The last few months have not been the best for the Premiership both on and off the field, what with the dip in attendances, some thoroughly average fare on show and, most recently, a poor representation in the knock-out rounds of European competition.
Indeed, one respected scribe went so far as to suggest the Premiership's bubble had burst - and that was before English rugby's top flight managed a total of just four clubs into the quarter-finals of Europe's two cup competitions.
For the record, France have nine clubs into the corresponding rounds - four in the Heineken and five in the Challenge - while three of Ireland's four provincial sides made it through: Leinster and Ulster in the main competition, while Munster must settle for the secondary tournament for the first time in 13 years.
Okay, so Scotland and Italy have no clubs through, but that's pretty much what we were expecting and it hardly flies in the face of European results from previous seasons.
For the record, the Premiership had twice as many clubs in the European knock-out stages in 2008/9.
So what does this all mean and should Premiership Rugby Ltd be worried by their product and the lack of success in European pool stages for the second season running?
Oval Talk, having witnessed countless Premiership and European games this season, thinks yes on both fronts.
Extreme winter conditions and struggling economy no doubt accounted for some of the drop in attendances - 937,909 after 13 rounds in 2009/10 to 896,648 in 2010/11 - but it is the quality of rugby on display that most worries OT and accounts for the poor European representation.
Anyone who had to sit through Sale's 6-3 victory over Leeds in front of a meagre 5,571 Headingley crowd in late October will know what OT is talking about, while mis-firing Saracens' 12-6 win over struggling London Irish earlier this month hardly set the Premiership alight.
Of course there will be dreary matches in every season, especially during the height of winter when heavy pitches take their toll, but a wider look at the clubs on show suggests that only two are moving in a direction that enables them to live with the best in Europe - Leicester and Northampton.
It is no coincidence that these Midlands rivals are the only Premiership clubs still in the Heineken Cup and serve as the main conveyer belts of talent for England's senior squads.
Both clubs have great traditions, and - perhaps just as importantly - both have viable economic models in an age when things are likely to get tougher before they get better.
Premiership clubs are at a disadvantage by having to survive on a salary cap that is almost half that in the French Top 14, but the reality is that the smaller English clubs would be unable to compete with the likes of the Tigers or Saints if it was adjusted significantly upwards.
Ground ownership, or more accurately the lack of it, in the Premiership is an ongoing issue and could result in the likes of Leeds, Sale, Newcastle, and perhaps even London Irish, Wasps and Saracens, struggling to survive in a less protected league.
Promoted Exeter have surprised everyone with their performances this season, and they have the potential to continue to grow as a club due to the fact they own their Sandy Lane ground and are able to maximise fan entertainment off the pitch.

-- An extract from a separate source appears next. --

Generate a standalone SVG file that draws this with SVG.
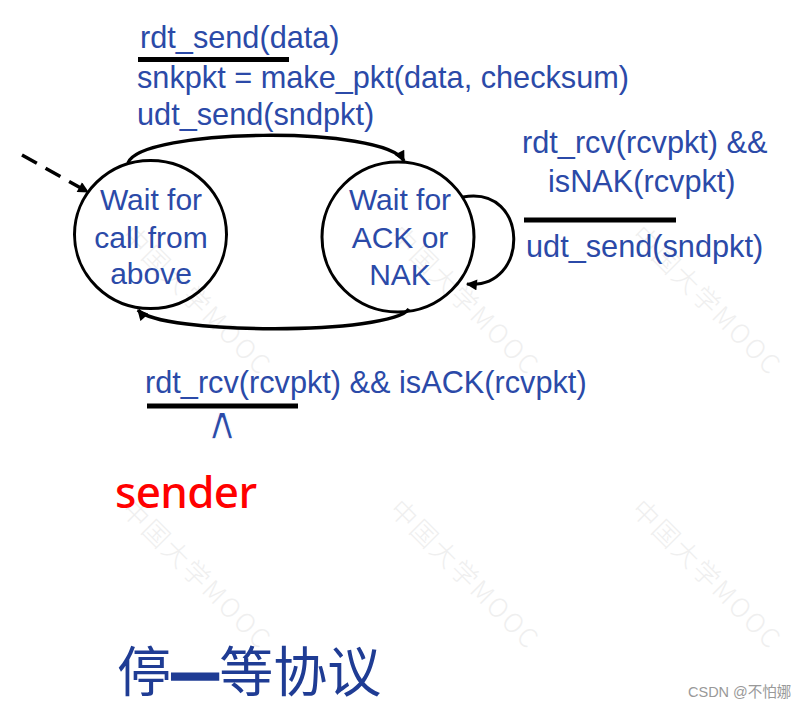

Such an approach builds a club within the community and the return of Worcester to the top flight next season will, for this reason, strengthen the Premiership, and should certainly help to boost attendance figures.
Premiership Rugby wants the likes of the Falcons and Leeds to succeed because it gives their brand more of a UK-wide footprint, but without a genuine rugby heritage, fan base and ground ownership OT fails to see how it will work.
Sale boast a fine history but Friday night games during a long winter at Edgeley Park - a ground they share with Stockport County - hardly matches the fan experience at grounds such as Welford Road, Franklins Gardens, The Stoop or Kingsholm.
Of course, much of the above might be forgotten and forgiven if Northampton and Leicester beat Ulster and Leinster respectively to reach the semi-finals of the Heineken Cup. The Saints at least will be marginal favourites to make the last four.
The intensity of games week in, week out in the Premiership and the often thrilling battle at the bottom of the table helps disguise English club rugby's shortcomings.
But when competition moves up a level in Europe they are there for all to see - and OT cannot see how things will improve without a radical rethink of the league.